Township works with residents on sober living residences

Mayor and council seeking support from state legislators, attorneys

Confused and concerned, residents of Lee Ann Drive in the Blackwood section of Gloucester Township packed the courtroom for the township’s council meeting March 9 to seek  answers and support from elected officials.

In the coming weeks, Gloucester Township Council hopes to provide both.

According to various residents at the meeting who spoke during public comment, residents along Lee Ann Drive learned that a Cooperative Sober Living Residence is seeking an approved F-class license that will allow for a 10-person home along the street.

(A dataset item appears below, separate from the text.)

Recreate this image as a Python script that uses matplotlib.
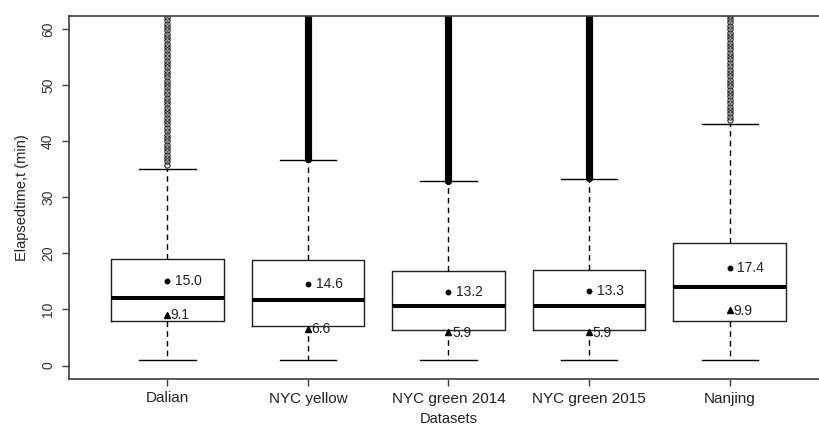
import numpy as np
import matplotlib
matplotlib.use("Agg")
import matplotlib.pyplot as plt

plt.rcParams['font.family'] = ['Liberation Sans', 'DejaVu Sans']

categories = ["Dalian", "NYC yellow", "NYC green 2014", "NYC green 2015", "Nanjing"]
whisker_low = [1.0, 1.0, 1.0, 1.0, 1.0]
q1 = [8.0, 7.1, 6.4, 6.4, 8.0]
median = [12.0, 11.7, 10.6, 10.6, 14.0]
q3 = [19.0, 18.9, 16.9, 17.1, 21.9]
whisker_high = [35.0, 36.6, 32.9, 33.2, 43.0]
mean_vals = [15.0, 14.6, 13.2, 13.3, 17.4]
tri_vals = [9.1, 6.6, 5.9, 5.9, 9.9]
# outlier stacks: start, end, spacing (visual stacks of individual outliers)
outlier_start = [35.8, 36.8, 33.0, 33.4, 43.8]
outlier_end = [63.0, 63.0, 63.0, 63.0, 63.0]
outlier_step = [0.6, 0.08, 0.08, 0.08, 0.6]
yticks = [0, 10, 20, 30, 40, 50, 60]

W, H = 819, 425
fig = plt.figure(figsize=(W / 100, H / 100), dpi=100)
ax = fig.add_axes([69 / W, 46 / H, (828 - 69) / W, (409.3 - 46) / H])

spine_col = '#404040'
positions = np.arange(1, len(categories) + 1)

for i, pos in enumerate(positions):
    fl = np.arange(outlier_start[i], outlier_end[i], outlier_step[i])
    dense = outlier_step[i] < 0.2
    stats = [dict(med=median[i], q1=q1[i], q3=q3[i],
                  whislo=whisker_low[i], whishi=whisker_high[i], fliers=fl)]
    ax.bxp(stats, positions=[pos], widths=0.8, capwidths=0.4, showfliers=True,
           boxprops=dict(color='#222222', linewidth=1.0),
           medianprops=dict(color='black', linewidth=2.9, solid_capstyle='butt'),
           whiskerprops=dict(color='black', linewidth=1.0, linestyle=(0, (4, 3))),
           capprops=dict(color='black', linewidth=1.0),
           flierprops=dict(marker='o', markerfacecolor='none',
                           markeredgecolor='black' if dense else '#222222',
                           markersize=4.0 if dense else 3.8,
                           markeredgewidth=1.1 if dense else 0.8,
                           linestyle='none'),
           manage_ticks=False, zorder=2)

ax.plot(positions, mean_vals, linestyle='none', marker='o', color='black',
        markersize=3.2, zorder=4)
ax.plot(positions, tri_vals, linestyle='none', marker='^', color='black',
        markersize=5, zorder=4)
for pos, m, t in zip(positions, mean_vals, tri_vals):
    ax.annotate(f"{m:.1f}", (pos, m), xytext=(5.5, 0), textcoords='offset points',
                ha='left', va='center', fontsize=10, color='#222222')
    ax.annotate(f"{t:.1f}", (pos, t), xytext=(2.5, -0.5), textcoords='offset points',
                ha='left', va='center', fontsize=10, color='#222222')

ax.set_xlim(0.3, 5.7)
ax.set_ylim(-2.4, 62.4)
ax.set_xticks(positions)
ax.set_xticklabels(categories, fontsize=11, color='#222222')
ax.set_yticks(yticks)
ax.set_yticklabels([str(v) for v in yticks], fontsize=10, rotation=90,
                   va='center', color='#333333')
ax.tick_params(axis='both', length=5, width=1.0, color=spine_col)
ax.tick_params(axis='y', pad=5)
ax.tick_params(axis='x', pad=4)
for s in ax.spines.values():
    s.set_color(spine_col)
    s.set_linewidth(1.2)

ax.set_ylabel("Elapsedtime,t (min)", fontsize=10.5, color='#222222', labelpad=9)
ax.set_xlabel("Datasets", fontsize=10.5, color='#222222', labelpad=5)

fig.savefig("out.png", dpi=100)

The facility would be operated by Dignity Hall LLC and focus on helping people recovering from drug and alcohol addictions, according to the company’s website.

During public comment, residents were concerned about how a business can be located in a residential zone without input from municipalities: No township official was aware of the  sober living residence’s potential location at 15 Lee Ann Drive until residents brought it to the attention of the township.

Following the meeting, Gloucester Township Council Solicitor David Carlamere explained that the Department of Community Affairs (DCA) first introduced Cooperative Sober Living Residences in 2017, with state approval in early 2018.

“That allows property to be utilized for sober living, for those recovering from alcohol, opioid and other drug addictions,” Carlamere explained. “They qualified [sober living homes] under DCA regulations for residential areas.”

But as sober living residences begin to pop up across the state, municipalities are becoming concerned about the lack of information and transparency on the issue. According to Carlamere, the DCA claimed it provided notification of such institutions during its introduction years ago. But he added it is suspicious that not one of the state’s more than 500 municipalities responded to the notice.

“The question becomes, how transparent was that notification that not one municipality responded?” Carlamere asked. “So when someone wants to purchase and open up a place like this, they are totally subject to DCA regulations and licensing, and the municipality has no say.

“So the township and municipalities don’t know that anything is happening until they somehow get notification elsewhere, and in that case, it’s by the residents of that street.”

Having met with residents on the issue a few times leading up to the March 9 council meeting, Carlamere said the township acknowledges there is a need for the residences,  but that the lack of input from municipalities on where they can go is worrisome.

“The township has to be reasonable to what the need is … Everyone recognizes that there is a need for this transition to community living for those struggling with addiction,” he noted.

The proposed sober living residence, according to township officials, would be approximately 900 feet away from Chews Elementary School, property corner to property corner. That is one of numerous concerns Gloucester Township has regarding the issue.

“What kind of a major impact will it have on a small community setting such as Lee Ann Drive, that is only 28 homes, as opposed to a larger, community setting, where it could be assimilated a lot better?” Carlamere asked.

“Those are factors that municipalities should at least have an opportunity to evaluate.”

Moving forward, the solicitor said the township has reached out to its legislators and attorneys for additional help in understanding the regulations in place, as well as ways it can go about regulating such locations in the future.

Most urgent, Carlamere added, the township continues to seek help navigating the potential location on Lee Ann Drive.

“It’s been a very positive exchange between government and residents of Lee Ann Drive,” he said. “We’ve been working diligently to come up with some regulations that are appropriate, and not arbitrary, for the municipality to be able to protect its residents.”

During the meeting, Councilman Dan Hutchinson said council is looking at “everything and anything” that might be able to help the township better regulate where such locations could hypothetically go in the township. It is not known if the passing of any ordinance would affect the current application for Lee Ann Drive.

“We don’t know what effect the passing of an ordinance would have retroactively,” Hutchinson said. “But we are looking at everything and anything.

“This Lee Ann Drive situation is deeply concerning to everybody [on council],” he added.  “It’s bothered me every single day since I heard about it. It’s an attack on home ownership.”

In other news:

  • After a review by the township’s planning board, council is expected to have a public hearing regarding three ordinances on affordable housing at its next meeting later in March.
  • After two failed bid periods, the township is expected to negotiate with companies  regarding improvements to Lakeside Business Park and Hidden Mill Estates.
  • The township granted permission to close a portion of the Black Horse Pike in May for its parade celebrating the 325th anniversary of Gloucester Township.